The third-wave perspective that lauds Cyrus’s choice to be a “raging, naked, twerking sex-pot” rests on the problematic idea that gender equality has been achieved and that women are already fully liberated. Can we really say that the career choices available to female musicians are equivalent or comparable to those available to male musicians?
In her book Female Chauvinist Pigs: Women and the Rise of Raunch Culture, American journalist Ariel Levy proposes that women’s “choices” to express their sexuality through exhibiting their bodies for men are created by selling them an extremely limited model of sexuality in the guise of sexual liberation. Levy’s view is approximated by O’Connor’s plea to Cyrus:
They [the music industry] will prostitute you for all you are worth, and cleverly make you think its [sic] what YOU wanted.
Third-wave feminists would argue that O’Connor’s statement suggests Cyrus possesses a false consciousness. Cyrus only thinks she wants to lick sledgehammers and simulate masturbation with a foam finger because she has internalised patriarchal ideas about women. However, a second-wave orientation would counter that it’s impossible to talk about free choices in a world where gender inequality persists and women’s options are overtly and unwittingly constrained.

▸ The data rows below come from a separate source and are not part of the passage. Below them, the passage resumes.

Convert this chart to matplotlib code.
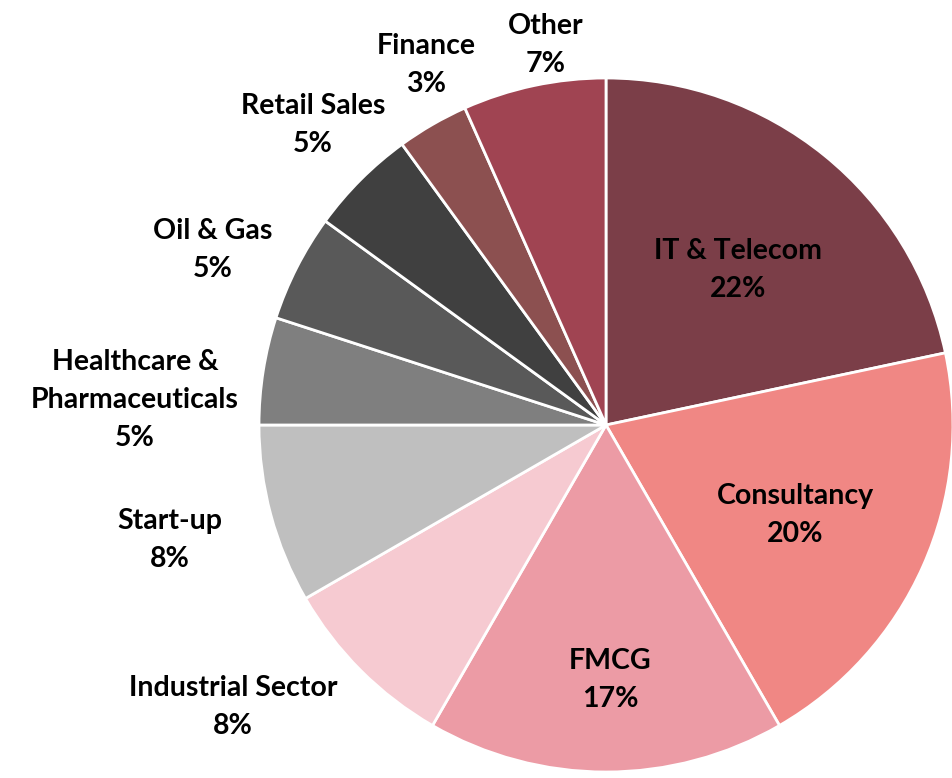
import matplotlib.pyplot as plt
import matplotlib.patheffects as pe

sectors = ['IT & Telecom', 'Consultancy', 'FMCG', 'Industrial Sector', 'Start-up',
           'Healthcare &\nPharmaceuticals', 'Oil & Gas', 'Retail Sales', 'Finance', 'Other']
counts = [13, 12, 10, 5, 5, 3, 3, 3, 2, 4]
colors = ['#7B3E48', '#F08784', '#EC9BA5', '#F6CAD1', '#BFBFBF',
          '#7F7F7F', '#595959', '#404040', '#8C5050', '#A04452']

# label centres in pixel coords (x, y from top)
label_xy = [(738, 270), (795, 515), (610, 680), (233, 707), (170, 540),
            (135, 400), (213, 250), (313, 125), (426, 65), (546, 45)]

W, H = 952, 778
cx, cy, r = 606, 425, 347

fig = plt.figure(figsize=(W / 100, H / 100), dpi=100)
ax = fig.add_axes([0, 0, 1, 1])

wedges, _ = ax.pie(counts, colors=colors, startangle=90, counterclock=False,
                   center=(cx, H - cy), radius=r, frame=True,
                   wedgeprops=dict(edgecolor='white', linewidth=2))
for w in wedges:
    w.set_path_effects([pe.SimplePatchShadow(offset=(0, 0), shadow_rgbFace='#999999', alpha=0.25),
                        pe.Normal()])
ax.set_xlim(0, W)
ax.set_ylim(0, H)
ax.set_aspect('equal')
ax.axis('off')

total = sum(counts)
for name, c, (x, y) in zip(sectors, counts, label_xy):
    ax.text(x, H - y, f'{name}\n{c / total * 100:.0f}%', ha='center', va='center',
            fontsize=20.5, fontweight='bold', family='Lato', linespacing=1.58)

fig.savefig('out.png', dpi=100)
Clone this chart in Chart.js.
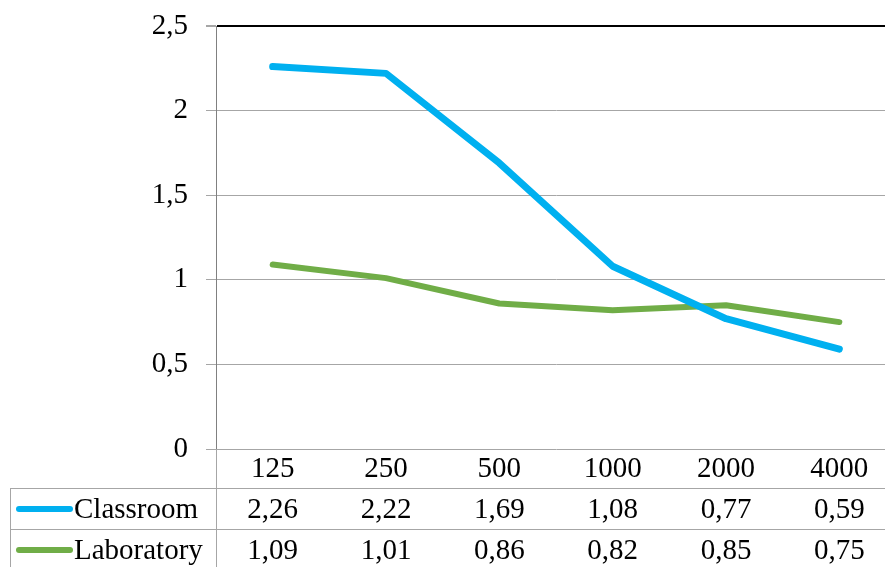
<!DOCTYPE html>
<html>
<head>
<meta charset="utf-8">
<script src="https://cdn.jsdelivr.net/npm/chart.js@4.4.0/dist/chart.umd.min.js"></script>
<style>
  html, body { margin: 0; padding: 0; background: #fff; overflow: hidden; }
  #wrap { width: 896px; height: 567px; }
</style>
</head>
<body>
<div id="wrap"><canvas id="chart" width="896" height="567"></canvas></div>
<script>
// Chart data
const categories = ["125", "250", "500", "1000", "2000", "4000"];
const classroom = [2.26, 2.22, 1.69, 1.08, 0.77, 0.59];
const laboratory = [1.09, 1.01, 0.86, 0.82, 0.85, 0.75];
const seriesNames = ["Classroom", "Laboratory"];
const seriesColors = ["#00B0F0", "#70AD47"];

const FONT = "'Liberation Serif', 'Times New Roman', serif";
const GRID = "#A6A6A6";

function fmt(v) {
  return String(v.toFixed(2)).replace(".", ",");
}

// Draws the data table under the x axis
const dataTablePlugin = {
  id: "dataTable",
  afterDraw(chart) {
    const ctx = chart.ctx;
    const x = chart.scales.x;
    const area = chart.chartArea;
    const rowTops = [area.bottom + 39, area.bottom + 80];
    const rowH = 40;
    const right = chart.width;

    ctx.save();
    ctx.strokeStyle = GRID;
    ctx.lineWidth = 1;
    ctx.beginPath();
    // horizontal row separators
    rowTops.forEach((t) => {
      ctx.moveTo(10, t + 0.5);
      ctx.lineTo(right, t + 0.5);
    });
    // left border + divider at axis
    ctx.moveTo(10.5, rowTops[0]);
    ctx.lineTo(10.5, chart.height);
    ctx.moveTo(area.left + 0.5, area.bottom);
    ctx.lineTo(area.left + 0.5, chart.height);
    ctx.stroke();

    const rows = [classroom, laboratory];
    ctx.font = "29px " + FONT;
    ctx.textBaseline = "middle";
    ctx.fillStyle = "#000";
    rows.forEach((vals, r) => {
      const cy = rowTops[r] + rowH / 2 + 2;
      // legend key
      ctx.strokeStyle = seriesColors[r];
      ctx.lineWidth = 6;
      ctx.lineCap = "round";
      ctx.beginPath();
      ctx.moveTo(19, cy - 1);
      ctx.lineTo(70, cy - 1);
      ctx.stroke();
      ctx.textAlign = "left";
      ctx.fillText(seriesNames[r], 74, cy);
      ctx.textAlign = "center";
      vals.forEach((v, i) => {
        ctx.fillText(fmt(v), x.getPixelForValue(i), cy);
      });
    });
    ctx.restore();
  },
};

new Chart(document.getElementById("chart"), {
  type: "line",
  data: {
    labels: categories,
    datasets: [
      {
        label: seriesNames[0],
        data: classroom,
        borderColor: seriesColors[0],
        borderWidth: 7,
        pointRadius: 0,
        borderCapStyle: "round",
        borderJoinStyle: "round",
        tension: 0,
      },
      {
        label: seriesNames[1],
        data: laboratory,
        borderColor: seriesColors[1],
        borderWidth: 6,
        pointRadius: 0,
        borderCapStyle: "round",
        borderJoinStyle: "round",
        tension: 0,
      },
    ],
  },
  options: {
    responsive: false,
    animation: false,
    events: [],
    layout: { padding: { top: 26, right: 0, left: 0, bottom: 0 } },
    plugins: {
      legend: { display: false },
      tooltip: { enabled: false },
    },
    scales: {
      x: {
        offset: true,
        grid: { display: false },
        border: { display: false },
        ticks: {
          color: "#000",
          font: { family: FONT, size: 29 },
          padding: -5,
          maxRotation: 0,
        },
        afterFit(scale) {
          scale.height = 118;
        },
      },
      y: {
        min: 0,
        max: 2.5,
        grid: {
          color: (c) => (c.tick && c.tick.value === 2.5 ? "#000" : GRID),
          lineWidth: (c) => (c.tick && c.tick.value === 2.5 ? 2 : 1),
          tickColor: GRID,
          tickLength: 10,
        },
        border: { color: "#808080", width: 1 },
        ticks: {
          stepSize: 0.5,
          color: "#000",
          font: { family: FONT, size: 29 },
          padding: 18,
          callback: (v) => String(v).replace(".", ","),
        },
        afterFit(scale) {
          scale.width = 216;
          scale.paddingTop = 0;
          scale.paddingBottom = 0;
        },
      },
    },
  },
  plugins: [dataTablePlugin],
});
</script>
</body>
</html>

A war of words among privileged entertainers seems a trivial story in comparison with the major political and social upheavals of the present moment. Nevertheless, the stoush between Cyrus and O’Connor attracts page views, not only because of our thirst for gossip. We are also interested in this debate because we remain uncertain about the rights and freedoms of women and how best to foster them.